Katrina Lenk, who plays Dina, sings the song with a soft, but clear and audible voice that will embrace you in a gentle caress.
Lenk endows Dina with, at first, a sensuality and wry humor, when the townspeople first encounter the band members. There’s an endearing quality to the manner in which the two groups struggle to communicate and the combined tension and curiosity that’s evident.
Lenk’s Dina eventually melts from wry and sensual to soft-hearted, soft-spoken and sensitive. It’s clear why band leader Tewfiq (Tony Shalhoub) would become attracted to her at first sight. There is an ethereal, kind-hearted quality to Lenk’s Dina that would make her the envy of many men.
Shalhoub impressively captures his character’s modest, somewhat awkward and caring personality. His Tewfiq is only commanding and gruff while dealing with Haled (Ari’El, Stachel). Haled is one of the band members’ well-meaning but impulsive and mistake-prone members.
There’s plenty of talent in this cast, including Alok Tewari as insecure band member Simon, a palpably exasperated and emotionally tense Kristen Sieh as Iris, a fed-up wife in a failing marriage and John Cariani as seemingly aimless hubby Itzik.

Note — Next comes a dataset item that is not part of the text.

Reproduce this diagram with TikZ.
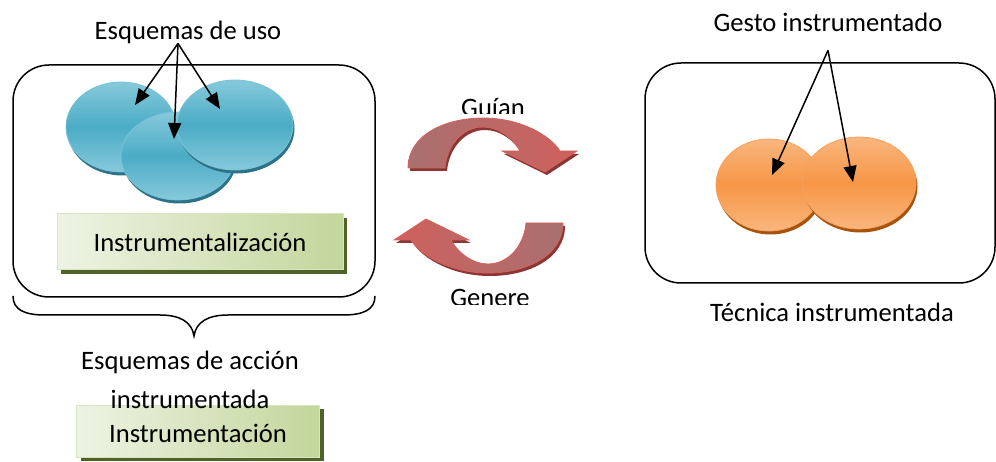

In The Band’s Visit, the characters speak English, Hebrew and Arabic (with English subtitles). This, however, is a universal tale; you don’t need to be Israeli or Arabic to connect with the themes. Book writer Moses doesn’t touch on the Israeli-Palestinian conflict. However, those on both sides, and everyone else in this world, could learn valuable lessons about how we’re more similar than different and how a kind gesture can go a long way. The stage features a turntable device that rotates ever so slowly. Might that suggest improvements in human relations, including in the Middle East, are progressing at such a speed?
This is the type of show that would seem to affect an audience most in an intimate playing space. The musical world-premiered at the Off-Broadway 199-seat Atlantic Theatre Company last year. Critics heaped praise on the show and it enjoyed a sold-out run at the Atlantic. It has moved to the 1,058-seat Ethel Barrymore Theatre.
The feeling here is that a much larger theater would swallow up the intimacy necessary to really move an audience.
At the same time, everyone needs to see this show. If nothing else, they’ll come away with a renewed sense of the inherent goodness in people.
Such a sense is sorely needed these days.